A group of entertainment industry executives and labor leaders called on state lawmakers to beef up California’s film incentives -- or risk losing a homegrown industry to rivals.
At a state committee hearing held at SAG-AFTRA headquarters in Los Angeles, industry officials praised California’s film and TV tax incentives, which were adopted in 2009 to stop the migration of film and TV work.
They cited the Oscar-winning film “Argo” and the TV series “Teen Wolf” as examples of projects that have been filmed in California specifically because of the tax credits they received.
But several speakers at the hearing said the program needs to be improved and expanded to compete with other states and countries that are grabbing a larger share of the business.
“We’re competing with states that have unlimited fuel capacity, and they’re lapping us,” said Gregg Bilson Jr., chief executive of Independent Studios Services, a Sun Valley company that provides props for the film and TV industry, said he has opened up five companies in other states in recent years as production has moved out of California.
“What started here doesn’t have to be done here,” Bilson added. “It’s a mobile industry, and they are filming everywhere but here right now for the simple reason it’s money. We need more money.

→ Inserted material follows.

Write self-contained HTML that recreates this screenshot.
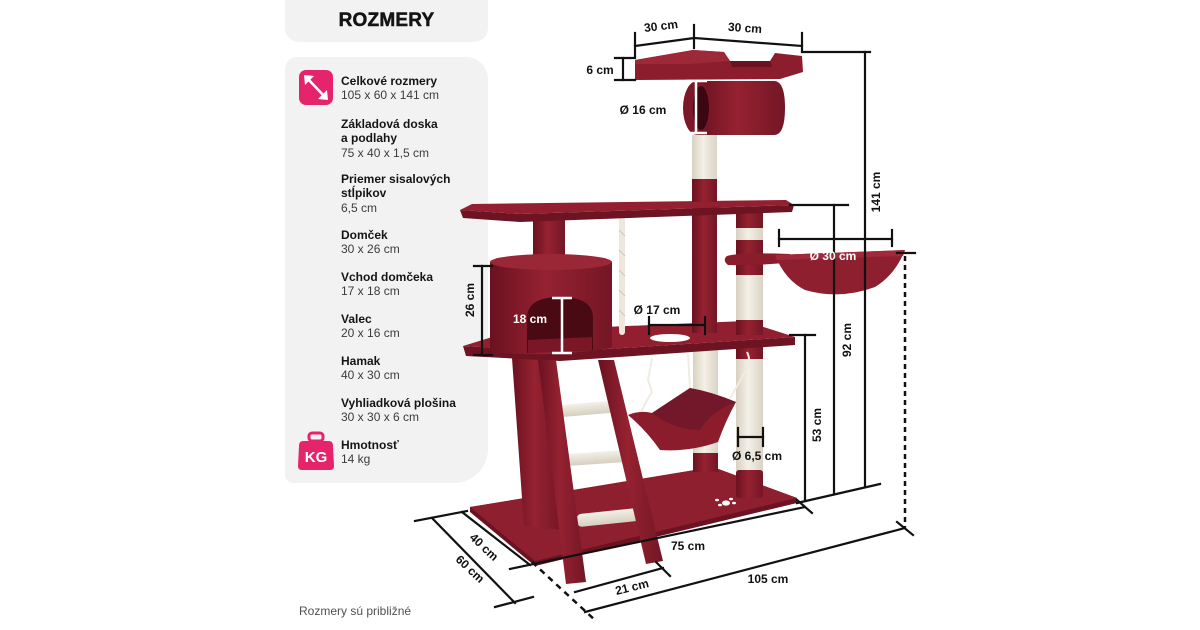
<!DOCTYPE html>
<html><head><meta charset="utf-8">
<style>
html,body{margin:0;padding:0;background:#fff;}
body{width:1200px;height:630px;position:relative;overflow:hidden;font-family:"Liberation Sans",Arial,sans-serif;}
.hdr{position:absolute;left:285px;top:-14px;width:203px;height:56px;background:#f2f2f2;border-radius:14px;}
.hdr span{position:absolute;left:0;right:0;top:24px;text-align:center;font-size:19px;font-weight:bold;color:#141414;letter-spacing:0.2px;-webkit-text-stroke:0.5px #141414;}
.panel{position:absolute;left:285px;top:57px;width:203px;height:426px;background:#f2f2f2;border-radius:12px 22px 34px 8px;}
.g{position:absolute;left:341px;font-size:12px;line-height:14.3px;}
.g b{display:block;color:#151515;font-weight:bold;}
.g i{display:block;font-style:normal;color:#3c3c3c;}
.foot{position:absolute;left:299px;top:604px;font-size:12px;color:#505050;}
svg{position:absolute;left:0;top:0;}
</style></head>
<body>
<div class="hdr"><span>ROZMERY</span></div>
<div class="panel"></div>

<div class="g" style="top:74px"><b>Celkové rozmery</b><i>105 x 60 x 141 cm</i></div>
<div class="g" style="top:117px"><b>Základová doska</b><b>a podlahy</b><i>75 x 40 x 1,5 cm</i></div>
<div class="g" style="top:172px"><b>Priemer sisalových</b><b>stĺpikov</b><i>6,5 cm</i></div>
<div class="g" style="top:228px"><b>Domček</b><i>30 x 26 cm</i></div>
<div class="g" style="top:270px"><b>Vchod domčeka</b><i>17 x 18 cm</i></div>
<div class="g" style="top:312px"><b>Valec</b><i>20 x 16 cm</i></div>
<div class="g" style="top:354px"><b>Hamak</b><i>40 x 30 cm</i></div>
<div class="g" style="top:396px"><b>Vyhliadková plošina</b><i>30 x 30 x 6 cm</i></div>
<div class="g" style="top:438px"><b>Hmotnosť</b><i>14 kg</i></div>
<div class="foot">Rozmery sú približné</div>

<svg width="1200" height="630" viewBox="0 0 1200 630" xmlns="http://www.w3.org/2000/svg">
<defs>
<linearGradient id="rc" x1="0" x2="1" y1="0" y2="0">
<stop offset="0" stop-color="#6a1120"/><stop offset="0.45" stop-color="#952231"/><stop offset="1" stop-color="#741625"/>
</linearGradient>
<linearGradient id="sc" x1="0" x2="1" y1="0" y2="0">
<stop offset="0" stop-color="#d8d1c2"/><stop offset="0.45" stop-color="#f4f0e7"/><stop offset="1" stop-color="#dad3c5"/>
</linearGradient>
<linearGradient id="rung" x1="0" x2="0" y1="0" y2="1">
<stop offset="0" stop-color="#f4f0e7"/><stop offset="1" stop-color="#d6cfc0"/>
</linearGradient>
</defs>

<!-- icons -->
<rect x="299" y="70" width="34" height="35" rx="7" fill="#e6246b"/>
<g stroke="#fff" stroke-width="2.6" fill="#fff" stroke-linecap="round">
<line x1="307" y1="78" x2="325" y2="97"/>
</g>
<polygon points="304,75 314,76 305,85" fill="#fff"/>
<polygon points="328,100 318,99 327,90" fill="#fff"/>
<rect x="309" y="433" width="14" height="8" rx="3" fill="none" stroke="#e6246b" stroke-width="3"/>
<path d="M303,441 L329,441 Q333,441 333,446 L334,466 Q334,470 330,470 L302,470 Q298,470 298,466 L299,446 Q299,441 303,441 Z" fill="#e6246b"/>
<text x="316" y="462" text-anchor="middle" font-family="Liberation Sans, sans-serif" font-weight="bold" font-size="15" fill="#fff">KG</text>

<!-- base -->
<path d="M470,507 L713,467 L797,498 L797,503 L535,566 L470,512 Z" fill="#6c1221"/>
<path d="M470,507 L713,467 L797,498 L535,561 Z" fill="#8d1f2e"/>
<g fill="#fff">
<ellipse cx="726" cy="503" rx="4" ry="2.6"/>
<ellipse cx="717" cy="500" rx="2" ry="1.3"/><ellipse cx="720" cy="505" rx="2" ry="1.3"/>
<ellipse cx="731" cy="499" rx="2" ry="1.3"/><ellipse cx="734" cy="503" rx="2" ry="1.3"/>
</g>

<!-- lower posts -->
<rect x="693" y="350" width="25" height="105" fill="url(#sc)"/>
<rect x="693" y="453" width="25" height="19" fill="url(#rc)"/>
<rect x="736" y="345" width="27" height="127" fill="url(#sc)"/>
<rect x="736" y="470" width="27" height="28" rx="3" fill="url(#rc)"/>
<rect x="736" y="345" width="27" height="14" fill="url(#rc)"/>

<!-- hammock strings -->
<g stroke="#f1ece2" stroke-width="2" fill="none">
<path d="M652,358 L648,380 L652,392 L646,402 L640,414"/>
<line x1="688" y1="354" x2="690" y2="390"/>
<path d="M747,352 Q752,362 745,372 L728,402"/>
</g>
<!-- hammock -->
<path d="M628,415 Q640,410 652,413 L690,388 Q712,392 736,402 Q726,420 718,442 Q690,452 660,450 Q646,430 628,415 Z" fill="#8a1c2b"/>
<path d="M652,413 L690,388 Q712,392 736,402 Q710,412 700,430 Q675,430 652,413 Z" fill="#73172a"/>

<!-- left leg -->
<path d="M512,358 L548,358 L562,530 L524,526 Z" fill="url(#rc)"/>

<!-- middle platform -->
<path d="M463,346 L560,352 L795,337 L795,345 L560,361 L466,356 Z" fill="#6e1322"/>
<path d="M463,346 L512,331 L745,321 L795,337 L560,352 Z" fill="#911f2f"/>
<ellipse cx="670" cy="338" rx="20" ry="4" fill="#fff"/>

<!-- main post & right striped post -->
<rect x="692" y="205" width="25" height="128" fill="url(#rc)"/>
<rect x="736" y="210" width="27" height="125" fill="url(#rc)"/>
<rect x="736" y="228" width="27" height="12" fill="url(#sc)"/>
<rect x="736" y="275" width="27" height="45" fill="url(#sc)"/>

<!-- rope -->
<rect x="619" y="217" width="6" height="118" rx="3" fill="#eee8dc"/>
<g stroke="#cfc6b4" stroke-width="1"><line x1="619" y1="230" x2="625" y2="236"/><line x1="619" y1="250" x2="625" y2="256"/><line x1="619" y1="270" x2="625" y2="276"/><line x1="619" y1="290" x2="625" y2="296"/><line x1="619" y1="310" x2="625" y2="316"/></g>

<!-- bowl shelf & bowl -->
<path d="M727,256 Q740,252 790,254 L792,262 Q760,266 728,265 Q722,260 727,256 Z" fill="#8a1c2b"/>
<path d="M775,255 L905,250 Q895,275 875,287 Q840,300 805,290 Q785,280 775,255 Z" fill="#8d1f2e"/>
<path d="M775,255 L905,250 L903,256 L777,260 Z" fill="#a02a3a"/>

<!-- house post & house -->
<rect x="533" y="215" width="32" height="48" fill="url(#rc)"/>
<path d="M490,262 L612,262 L612,348 Q551,358 490,352 Z" fill="url(#rc)"/>
<ellipse cx="551" cy="262" rx="61" ry="8" fill="#9a2736"/>
<path d="M527,353 L527,318 Q527,297 560,297 Q593,297 593,318 L593,350 Z" fill="#4a0a14"/>
<path d="M528,340 L592,337 L592,350 L528,353 Z" fill="#7a1626"/>

<!-- upper platform -->
<path d="M460,210 L520,214 L794,205 L792,212 L520,222 L463,218 Z" fill="#6e1322"/>
<path d="M460,210 L472,204 L786,200 L794,205 L520,214 Z" fill="#931f30"/>

<!-- post above upper platform -->
<rect x="692" y="178" width="25" height="24" fill="url(#rc)"/>
<rect x="692" y="135" width="25" height="44" fill="url(#sc)"/>

<!-- cylinder -->
<path d="M697,81 L774,81 Q785,81 785,108 Q785,135 774,135 L697,135 Z" fill="url(#rc)"/>
<ellipse cx="697" cy="108" rx="14" ry="27" fill="#7d1828"/>
<ellipse cx="701" cy="108" rx="8" ry="22" fill="#3c0710"/>

<!-- top platform -->
<path d="M635,60 L693,50 L724,52 L730,61 L770,61 L775,53 L802,56 L803,72 L780,79 L635,80 Z" fill="#8b1d2c"/>
<path d="M635,60 L693,50 L724,52 L730,61 L690,64 L635,64 Z" fill="#9c2838"/>
<path d="M730,61 L770,61 L772,67 L732,67 Z" fill="#6a1221"/>

<!-- ladder -->
<g transform="rotate(-5 585 409)"><rect x="553" y="403" width="64" height="12" rx="6" fill="url(#rung)"/></g>
<g transform="rotate(-4 596 458)"><rect x="565" y="452" width="62" height="12" rx="6" fill="url(#rung)"/></g>
<g transform="rotate(-6 608 517)"><rect x="576" y="511" width="64" height="13" rx="6" fill="url(#rung)"/></g>
<path d="M538,360 L556,360 L586,582 L566,584 Z" fill="url(#rc)"/>
<path d="M598,360 L614,360 L663,561 L646,564 Z" fill="url(#rc)"/>

<!-- dimension lines black -->
<g stroke="#111" stroke-width="2.2" fill="none" stroke-linecap="square">
<line x1="635" y1="33" x2="635" y2="56"/>
<line x1="694" y1="25" x2="694" y2="48"/>
<line x1="802" y1="33" x2="802" y2="51"/>
<line x1="635" y1="46" x2="694" y2="38"/>
<line x1="694" y1="38" x2="802" y2="46"/>
<line x1="802" y1="52" x2="870" y2="52"/>
<line x1="623" y1="58" x2="623" y2="80"/>
<line x1="615" y1="58" x2="635" y2="58"/>
<line x1="615" y1="80" x2="635" y2="80"/>
<line x1="865" y1="52" x2="865" y2="487"/>
<line x1="790" y1="205" x2="848" y2="205"/>
<line x1="834" y1="205" x2="834" y2="494"/>
<line x1="790" y1="335" x2="815" y2="335"/>
<line x1="805" y1="335" x2="805" y2="501"/>
<line x1="797" y1="503" x2="880" y2="484"/>
<line x1="779" y1="239" x2="892" y2="239"/>
<line x1="779" y1="230" x2="779" y2="246"/>
<line x1="892" y1="230" x2="892" y2="246"/>
<line x1="738" y1="437" x2="763" y2="437"/>
<line x1="738" y1="428" x2="738" y2="446"/>
<line x1="763" y1="428" x2="763" y2="446"/>
<line x1="649" y1="325" x2="705" y2="325"/>
<line x1="649" y1="317" x2="649" y2="334"/>
<line x1="705" y1="317" x2="705" y2="334"/>
<line x1="482" y1="266" x2="482" y2="355"/>
<line x1="474" y1="266" x2="492" y2="266"/>
<line x1="474" y1="355" x2="492" y2="355"/>
<line x1="897" y1="253" x2="915" y2="253"/>
<!-- bottom -->
<line x1="415" y1="521" x2="467" y2="511"/>
<line x1="462" y1="512" x2="530" y2="565"/>
<line x1="432" y1="518" x2="515" y2="603"/>
<line x1="495" y1="607" x2="533" y2="597"/>
<line x1="510" y1="569" x2="805" y2="507"/>
<line x1="797" y1="500" x2="812" y2="513"/>
<line x1="575" y1="592" x2="663" y2="568"/>
<line x1="656" y1="562" x2="670" y2="576"/>
<line x1="585" y1="612" x2="905" y2="528"/>
<line x1="897" y1="522" x2="913" y2="535"/>
</g>
<line x1="905" y1="256" x2="905" y2="527" stroke="#111" stroke-width="2.5" stroke-dasharray="5,4"/>
<line x1="532" y1="562" x2="596" y2="621" stroke="#111" stroke-width="2.5" stroke-dasharray="6,5"/>

<!-- white dim lines -->
<g stroke="#fff" stroke-width="2.5" fill="none">
<line x1="696" y1="81" x2="696" y2="133"/>
<line x1="686" y1="81" x2="707" y2="81"/>
<line x1="686" y1="133" x2="707" y2="133"/>
<line x1="562" y1="298" x2="562" y2="353"/>
<line x1="552" y1="298" x2="572" y2="298"/>
<line x1="552" y1="353" x2="572" y2="353"/>
</g>

<!-- labels -->
<g font-family="Liberation Sans, sans-serif" font-weight="bold" font-size="12" fill="#111" text-anchor="middle" dominant-baseline="central">
<text x="661" y="26" transform="rotate(-7 661 26)">30 cm</text>
<text x="745" y="28" transform="rotate(4 745 28)">30 cm</text>
<text x="600" y="70">6 cm</text>
<text x="643" y="110">Ø 16 cm</text>
<text x="876" y="192" transform="rotate(-90 876 192)">141 cm</text>
<text x="847" y="340" transform="rotate(-90 847 340)">92 cm</text>
<text x="817" y="425" transform="rotate(-90 817 425)">53 cm</text>
<text x="757" y="456">Ø 6,5 cm</text>
<text x="657" y="310">Ø 17 cm</text>
<text x="470" y="300" transform="rotate(-90 470 300)">26 cm</text>
<text x="688" y="546">75 cm</text>
<text x="768" y="579">105 cm</text>
<text x="632" y="587" transform="rotate(-14 632 587)">21 cm</text>
<text x="484" y="547" transform="rotate(43 484 547)">40 cm</text>
<text x="470" y="569" transform="rotate(43 470 569)">60 cm</text>
<text x="833" y="256" fill="#fff">Ø 30 cm</text>
<text x="530" y="319" fill="#fff">18 cm</text>
</g>
</svg>
</body></html>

We need to make it more efficient and simplify it.”
Kevin Fortson, senior vice president of Warner Horizon Scripted Television, credited California’s incentives for keeping the popular TV drama “Pretty Little Liars” in L.A.
But he noted that ABC Family’s spinoff show, “Ravenswood,” is filming in Louisiana because it didn’t qualify for a California credit and was put on a waiting list.
“It’s a crapshoot,” Fortson said. “You don’t know whether you’re going to get in...California is not a place we can depend on.”
Gov. Jerry Brown signed the latest round of tax credits last year, which authorize $100 million in credits annually until July 1, 2017.
Those who spoke at Wednesday’s hearing recommend several changes. Among them: increasing funding; allowing movies with budgets greater than $75 million to qualify, including network television shows (not just basic cable programs); and eliminating a lottery system that makes it difficult for producers to plan ahead.
Whether those changes will take effect remains to be seen. Efforts to expand tax breaks for the industry have traditionally faced opposition from lawmakers in Northern California and some other unions, including the California Teachers Assn.
Some lawmakers also have questioned the costs of the program, citing a study by the state’s Legislative Analyst’s Office that said the program caused a net loss in state revenue. Studies by UCLA and the Los Angeles County Economic Development Corp., however, said the incentives have provided an economic boost.
Christine Cooper, an economist at LAEDC, reiterated that conclusion at Wednesday’s hearing, saying a review of 128 projects that received film tax credits showed the state received $1.16 back for every $1 spent on those productions.
The message of support from Cooper and others seemed to resonate with members of the Assembly Committees on Revenue & Taxation and Arts, Entertainment, Sports Tourism & Internet Media that hosted the event.
“To put it bluntly, this is our signature industry here in California, and we must make sure that we do everything possible to retain one of the pillars of our economy,” said Raul Bocanegra, (D-Los Angeles), who chairs the Assembly Committee on Revenue & Taxation.
Bocanegra, who co-hosted Wednesday’s meeting, has introduced legislation that would extend the film tax credit program. Assemblyman Mike Gatto and state Sen. Kevin De León also have announced plans to introduce legislation to improve the program.